The fear was that Day 1 would be miserable. Ultimately, it was more refreshing than anything.
According to an unimpeachable source — a guy on the 803 bus, one of those randos that gives you the impression he just lives on the bus system and constantly strikes up conversations with strangers — Friday was the coldest day in Austin City Limits Music Festival history. He’d, y’know, heard that somewhere.
Was it really? I haven’t seen confirmation yet from Albert Ramon, Jim Spencer or anyone else who would actually know. But given that both weekends of ACL are usually an exercise in slow-cooking, it’s entirely plausible. The overnight temperature drop that left parts of Friday in the 40s — the 40s! — surely has no equal since I arrived in Austin a little over five years ago. And the early afternoon at Zilker Park had the makings of ACL weather lore. Wind pummeled you in the open spaces north of the flags. A raindrop or two taunted us with what could be coming. The video boards that accompany most of the stages stayed cautiously lowered toward the ground, presumably out of caution that the wind might cause another Indiana State Fair-type tragedy. For me, the self-second-guessing started about whether the long-sleeved tee and hoodie I had on were enough.

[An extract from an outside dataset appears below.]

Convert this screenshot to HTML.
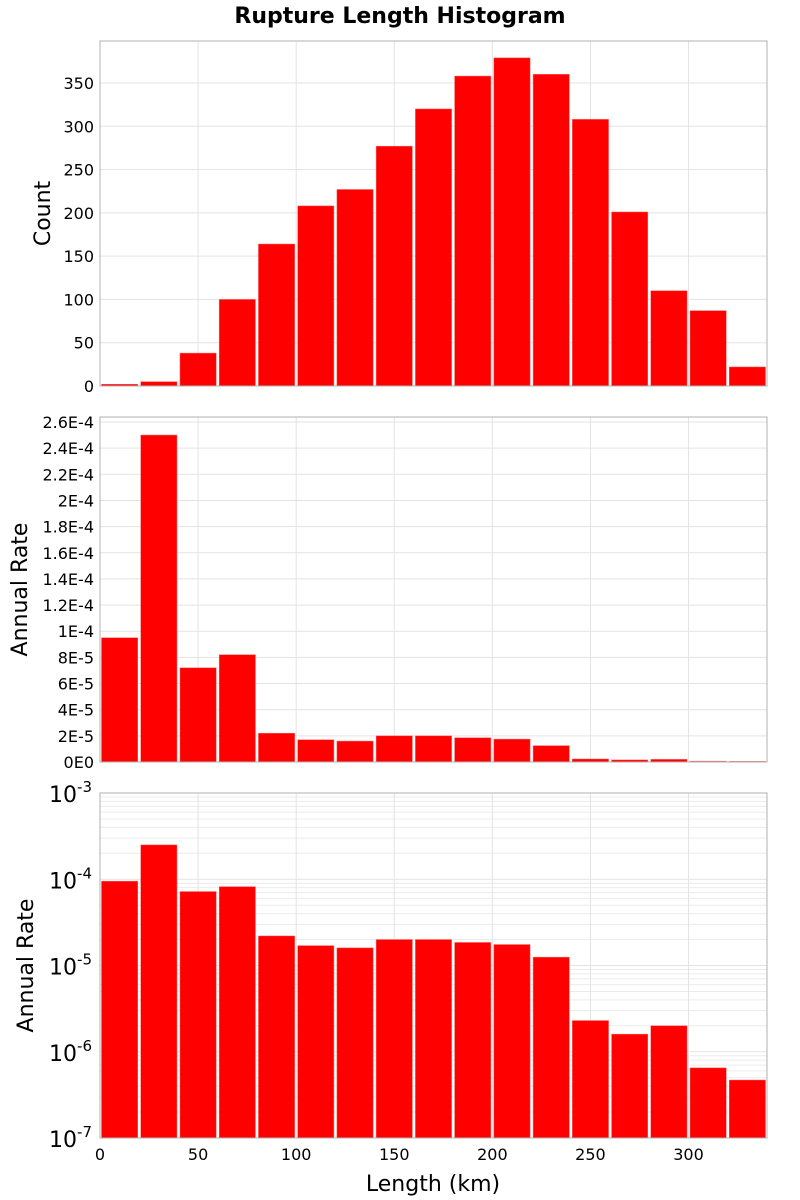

Then — well, somewhat remarkably, it was fine. The wind settled down and had little or no impact on any of the performances I witnessed. Crowds warmed each other up by mere presence. The temps reached a tolerable level and stayed there. Real rain never materialized, and even the tiniest sliver of sun peeked out in late afternoon. Fall, y’all. Somehow, it came, and knew when to dial itself back.
ACL 2019, Weekend 2, Day 1 will always be memorable both for what it was — a comical temperature plunge virtually no one was prepared for — and what it wasn’t: Miserable. I’m a warm-weather lover. But if you’re not over the record-breaking highs by now, well, you must be an out-of-town visitor from, say, North Dakota or Greenland. This was a refreshing shift.
There was great music, too — lots of it. As was the case last year, I’ll have a full recap once the festival’s over. For now, here are a few of my favorite song performances from Friday, with YouTube links to official or lyric videos.
K. Flay, “Champagne” — The energy in K. Flay’s late-afternoon set was remarkable, with the pounding anthems “High Enough” and set closer “Blood in the Cut” both reaching the onstage heights her fans would expect. But “Champagne” stood out for displaying her ridiculous high-speed flow. It’s impressive enough to hear it on record; it’s another thing entirely to see her do it live.
Raconteurs, “Now That You’re Gone” — Safe to say, a chunk of the huge crowd that turned out for the Raconteurs’ uncommonly loud set did so for some flashy Jack White guitar pyrotechnics. They got plenty of that, of course. On one of the band’s slower performances — “Now That You’re Gone,” off this year’s Help Us Stranger — White’s acrobatic, divebombing solo provided perhaps the strongest reminder that ACL was watching one of this century’s guitar legends.
Cherry Glazerr, “Told You I’d Be With the Guys” — Cherry Glazerr’s Clementine Creevy (top photo) is one of indie’s best young stars, a talented lyricist and guitarist who churns out evocative lyrics with feminist themes and memorable alt-drenched garage riffs galore. The band appropriately closed with this 2016 single, strongly showcasing a little of both those attributes: A stuttering, earworm guitar lick and Creevy’s lyric about, as she told Billboard in 2017, “women having to create space for themselves – politically, economically, and socially.” Creevy’s lyrics are better discerned and appreciated on record, but even for the uninitiated, “Told You I’d Be With the Guys” and the band’s whole Friday set rocked.
Jenny Lewis, “The Big Guns” — A little echo in Jenny Lewis’ voice takes a sublime instrument to a new level. She classily and cheerfully held court on the VRBO stage with a look that channelled Dusty Springfield and stage decor that channelled … well, any funky TV pop performance show of the ’60s, switching effortlessly between indie pop and alt-country, just as she’s done her whole career. “The Big Guns,” a track from Rabbit Fur Coat, her 2006 album with the Watson Twins, was one of her most satisfying alt-country efforts in Friday’s set, riding that echo to emerge as a standout among the likes of “Just One of the Guys.”